▶ Directive
The lines from the top of the material below through the line containing "fig = plt.figure(figsize=(W" are to be printed exactly, with pictures omitted.

[Records from a dataset]
________________
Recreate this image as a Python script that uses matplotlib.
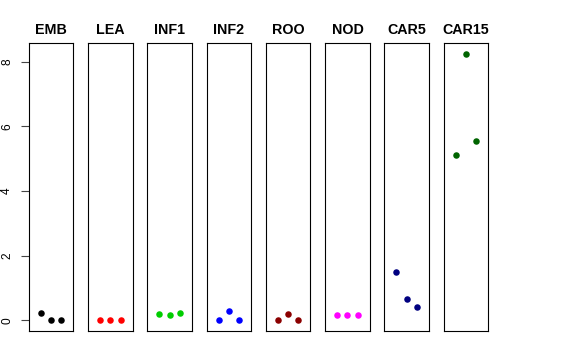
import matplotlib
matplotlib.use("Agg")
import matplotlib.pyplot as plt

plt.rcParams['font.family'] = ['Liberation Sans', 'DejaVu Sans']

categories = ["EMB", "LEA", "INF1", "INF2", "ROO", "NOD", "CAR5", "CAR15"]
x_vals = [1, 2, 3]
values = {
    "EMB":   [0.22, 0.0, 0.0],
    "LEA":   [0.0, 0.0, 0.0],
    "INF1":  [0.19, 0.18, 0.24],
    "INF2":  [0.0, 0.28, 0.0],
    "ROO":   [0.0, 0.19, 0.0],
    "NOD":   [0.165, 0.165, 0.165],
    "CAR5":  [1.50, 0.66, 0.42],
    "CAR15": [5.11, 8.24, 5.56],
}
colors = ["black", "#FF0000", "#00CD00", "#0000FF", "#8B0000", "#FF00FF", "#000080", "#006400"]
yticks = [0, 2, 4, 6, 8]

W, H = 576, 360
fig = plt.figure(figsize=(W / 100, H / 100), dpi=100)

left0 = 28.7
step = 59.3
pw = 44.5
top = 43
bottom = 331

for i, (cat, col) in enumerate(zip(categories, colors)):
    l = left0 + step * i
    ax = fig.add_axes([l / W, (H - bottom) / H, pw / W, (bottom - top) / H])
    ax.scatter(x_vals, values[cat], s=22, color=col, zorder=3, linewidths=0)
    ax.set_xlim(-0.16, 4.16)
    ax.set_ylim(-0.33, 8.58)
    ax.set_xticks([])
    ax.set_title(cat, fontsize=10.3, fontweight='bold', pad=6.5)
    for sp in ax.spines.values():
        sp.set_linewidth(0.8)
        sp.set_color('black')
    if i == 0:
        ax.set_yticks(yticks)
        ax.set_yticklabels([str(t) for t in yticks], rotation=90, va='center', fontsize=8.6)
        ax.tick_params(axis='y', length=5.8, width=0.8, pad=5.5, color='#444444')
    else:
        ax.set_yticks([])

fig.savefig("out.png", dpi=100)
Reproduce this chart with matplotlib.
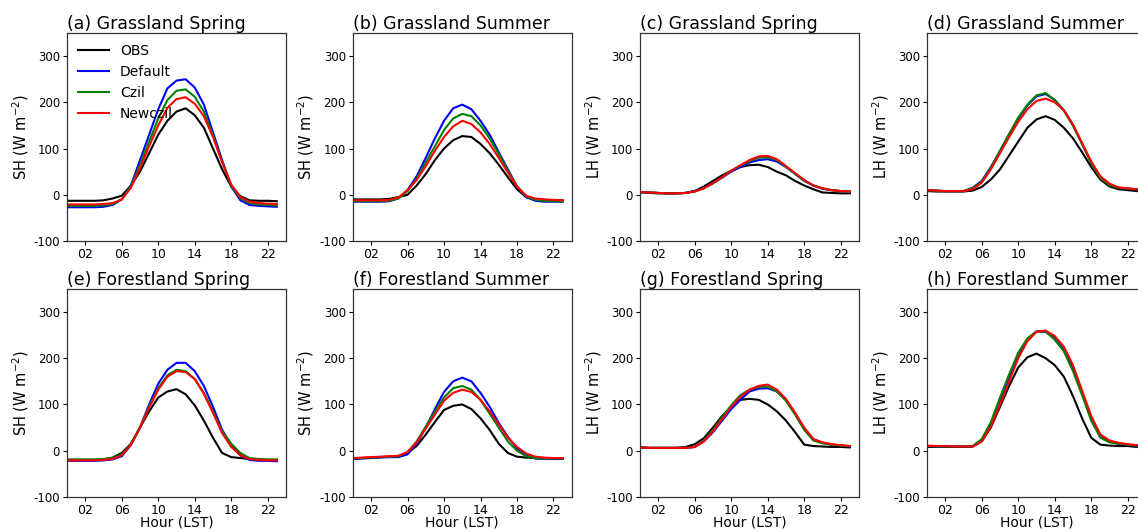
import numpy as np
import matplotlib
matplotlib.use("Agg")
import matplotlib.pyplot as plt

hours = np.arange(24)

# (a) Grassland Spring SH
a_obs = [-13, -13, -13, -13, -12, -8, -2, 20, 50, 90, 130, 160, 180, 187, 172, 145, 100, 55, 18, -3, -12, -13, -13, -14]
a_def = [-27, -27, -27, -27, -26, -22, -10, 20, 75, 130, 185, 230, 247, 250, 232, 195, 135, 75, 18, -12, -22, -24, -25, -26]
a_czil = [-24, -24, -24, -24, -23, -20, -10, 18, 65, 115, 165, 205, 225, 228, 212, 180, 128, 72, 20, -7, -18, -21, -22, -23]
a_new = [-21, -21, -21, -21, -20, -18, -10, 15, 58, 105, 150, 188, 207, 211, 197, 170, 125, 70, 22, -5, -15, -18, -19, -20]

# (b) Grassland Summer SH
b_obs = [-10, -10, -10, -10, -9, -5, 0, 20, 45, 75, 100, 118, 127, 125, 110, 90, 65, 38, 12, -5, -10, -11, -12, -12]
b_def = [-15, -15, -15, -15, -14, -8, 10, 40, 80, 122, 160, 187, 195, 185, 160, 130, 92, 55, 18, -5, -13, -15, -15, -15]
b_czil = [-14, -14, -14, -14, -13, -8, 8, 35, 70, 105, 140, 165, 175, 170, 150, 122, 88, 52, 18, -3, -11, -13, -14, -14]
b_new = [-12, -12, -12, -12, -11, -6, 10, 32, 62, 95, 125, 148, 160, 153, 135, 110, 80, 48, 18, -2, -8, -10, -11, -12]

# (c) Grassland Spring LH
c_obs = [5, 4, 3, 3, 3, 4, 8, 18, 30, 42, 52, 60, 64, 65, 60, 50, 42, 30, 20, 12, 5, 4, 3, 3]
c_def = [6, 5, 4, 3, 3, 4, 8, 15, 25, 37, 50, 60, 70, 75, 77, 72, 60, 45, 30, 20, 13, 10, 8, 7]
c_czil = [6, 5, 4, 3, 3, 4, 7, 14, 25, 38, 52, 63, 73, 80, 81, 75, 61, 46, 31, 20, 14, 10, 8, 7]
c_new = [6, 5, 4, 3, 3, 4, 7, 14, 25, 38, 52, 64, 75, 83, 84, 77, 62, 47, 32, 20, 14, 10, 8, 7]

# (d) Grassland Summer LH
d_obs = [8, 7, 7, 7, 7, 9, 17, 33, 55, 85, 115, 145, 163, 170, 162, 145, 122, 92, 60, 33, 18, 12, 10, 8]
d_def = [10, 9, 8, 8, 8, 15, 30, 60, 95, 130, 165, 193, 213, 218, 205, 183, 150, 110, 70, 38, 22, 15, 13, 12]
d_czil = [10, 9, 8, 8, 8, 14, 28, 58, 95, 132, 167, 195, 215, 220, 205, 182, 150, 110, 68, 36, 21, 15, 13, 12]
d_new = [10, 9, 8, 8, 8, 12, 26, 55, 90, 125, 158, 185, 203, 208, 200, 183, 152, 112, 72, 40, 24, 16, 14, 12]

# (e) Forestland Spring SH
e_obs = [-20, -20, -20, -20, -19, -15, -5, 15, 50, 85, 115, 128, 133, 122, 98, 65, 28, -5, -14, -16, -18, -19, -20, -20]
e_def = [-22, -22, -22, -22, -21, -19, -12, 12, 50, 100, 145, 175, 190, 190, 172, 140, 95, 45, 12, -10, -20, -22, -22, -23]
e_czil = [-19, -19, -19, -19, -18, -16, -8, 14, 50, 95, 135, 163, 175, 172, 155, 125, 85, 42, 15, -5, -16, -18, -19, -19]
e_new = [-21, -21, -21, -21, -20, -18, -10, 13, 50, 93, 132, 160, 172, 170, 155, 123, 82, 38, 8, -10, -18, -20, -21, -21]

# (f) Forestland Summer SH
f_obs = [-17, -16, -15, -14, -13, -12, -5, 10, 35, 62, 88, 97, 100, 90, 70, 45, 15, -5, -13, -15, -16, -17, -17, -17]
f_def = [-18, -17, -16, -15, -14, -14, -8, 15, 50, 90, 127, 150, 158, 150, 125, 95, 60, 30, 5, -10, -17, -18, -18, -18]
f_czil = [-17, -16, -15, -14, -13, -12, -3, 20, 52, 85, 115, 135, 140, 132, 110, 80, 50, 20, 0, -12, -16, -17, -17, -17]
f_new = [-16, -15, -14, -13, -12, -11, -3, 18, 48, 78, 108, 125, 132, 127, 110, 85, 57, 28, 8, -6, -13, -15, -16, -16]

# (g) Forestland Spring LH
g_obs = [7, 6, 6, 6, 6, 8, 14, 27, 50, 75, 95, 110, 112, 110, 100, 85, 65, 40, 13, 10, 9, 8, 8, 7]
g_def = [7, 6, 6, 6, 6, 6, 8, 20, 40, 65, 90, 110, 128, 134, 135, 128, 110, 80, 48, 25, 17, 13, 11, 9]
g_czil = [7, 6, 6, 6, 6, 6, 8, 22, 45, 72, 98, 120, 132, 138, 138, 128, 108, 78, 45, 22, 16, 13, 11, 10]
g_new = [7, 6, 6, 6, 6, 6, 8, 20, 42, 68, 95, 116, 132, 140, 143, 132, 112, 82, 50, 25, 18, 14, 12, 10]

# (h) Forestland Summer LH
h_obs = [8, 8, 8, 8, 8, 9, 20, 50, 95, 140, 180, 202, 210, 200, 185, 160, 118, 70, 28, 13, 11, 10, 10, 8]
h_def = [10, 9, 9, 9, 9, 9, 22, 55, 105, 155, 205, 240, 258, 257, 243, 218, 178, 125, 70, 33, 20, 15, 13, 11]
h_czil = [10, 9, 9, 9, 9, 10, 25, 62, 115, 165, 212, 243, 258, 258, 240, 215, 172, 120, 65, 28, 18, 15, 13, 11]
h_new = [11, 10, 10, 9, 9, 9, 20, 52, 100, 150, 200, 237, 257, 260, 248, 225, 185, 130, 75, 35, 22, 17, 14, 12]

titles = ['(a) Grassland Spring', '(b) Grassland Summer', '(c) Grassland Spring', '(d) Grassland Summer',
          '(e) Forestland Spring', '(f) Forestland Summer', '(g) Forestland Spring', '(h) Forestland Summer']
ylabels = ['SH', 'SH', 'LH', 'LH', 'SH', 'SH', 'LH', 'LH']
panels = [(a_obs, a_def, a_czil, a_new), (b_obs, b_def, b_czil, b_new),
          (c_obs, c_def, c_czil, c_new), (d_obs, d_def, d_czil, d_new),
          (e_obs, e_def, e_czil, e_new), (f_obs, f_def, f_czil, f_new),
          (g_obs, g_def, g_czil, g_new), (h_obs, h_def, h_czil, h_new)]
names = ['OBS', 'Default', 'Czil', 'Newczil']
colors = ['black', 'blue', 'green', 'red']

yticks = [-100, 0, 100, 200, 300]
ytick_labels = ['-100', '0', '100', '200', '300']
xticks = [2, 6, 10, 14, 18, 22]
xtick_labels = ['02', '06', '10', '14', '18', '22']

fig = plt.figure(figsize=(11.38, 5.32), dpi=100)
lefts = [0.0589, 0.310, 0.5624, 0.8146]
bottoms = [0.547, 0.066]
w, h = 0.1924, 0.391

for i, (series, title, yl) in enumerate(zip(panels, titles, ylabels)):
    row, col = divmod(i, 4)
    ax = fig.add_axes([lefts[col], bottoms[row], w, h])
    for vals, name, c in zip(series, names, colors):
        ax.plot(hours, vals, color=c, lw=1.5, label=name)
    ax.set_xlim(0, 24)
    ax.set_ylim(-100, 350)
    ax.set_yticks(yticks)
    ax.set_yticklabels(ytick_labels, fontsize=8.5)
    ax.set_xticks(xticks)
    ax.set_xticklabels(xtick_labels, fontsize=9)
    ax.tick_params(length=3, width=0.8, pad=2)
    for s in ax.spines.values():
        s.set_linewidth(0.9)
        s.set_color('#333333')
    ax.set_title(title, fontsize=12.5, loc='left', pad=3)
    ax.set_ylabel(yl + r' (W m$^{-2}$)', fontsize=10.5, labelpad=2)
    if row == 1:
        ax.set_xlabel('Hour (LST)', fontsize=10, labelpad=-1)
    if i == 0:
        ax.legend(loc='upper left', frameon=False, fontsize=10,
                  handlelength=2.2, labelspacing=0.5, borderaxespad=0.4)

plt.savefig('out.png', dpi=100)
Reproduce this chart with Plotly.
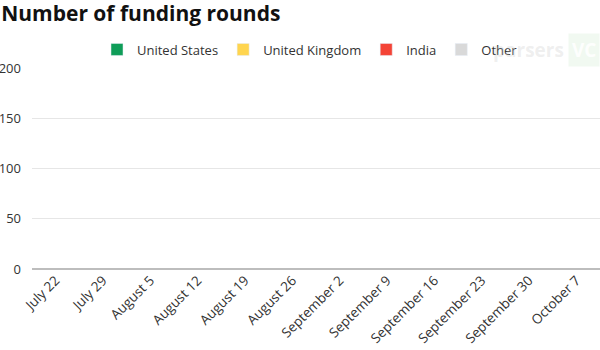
________________
▶ Answer to this exercise
Recreate this image as a Python script that uses matplotlib.
import matplotlib
matplotlib.use("Agg")
import matplotlib.pyplot as plt

plt.rcParams['font.family'] = ['Liberation Sans', 'DejaVu Sans']

categories = ["EMB", "LEA", "INF1", "INF2", "ROO", "NOD", "CAR5", "CAR15"]
x_vals = [1, 2, 3]
values = {
    "EMB":   [0.22, 0.0, 0.0],
    "LEA":   [0.0, 0.0, 0.0],
    "INF1":  [0.19, 0.18, 0.24],
    "INF2":  [0.0, 0.28, 0.0],
    "ROO":   [0.0, 0.19, 0.0],
    "NOD":   [0.165, 0.165, 0.165],
    "CAR5":  [1.50, 0.66, 0.42],
    "CAR15": [5.11, 8.24, 5.56],
}
colors = ["black", "#FF0000", "#00CD00", "#0000FF", "#8B0000", "#FF00FF", "#000080", "#006400"]
yticks = [0, 2, 4, 6, 8]

W, H = 576, 360
fig = plt.figure(figsize=(W / 100, H / 100), dpi=100)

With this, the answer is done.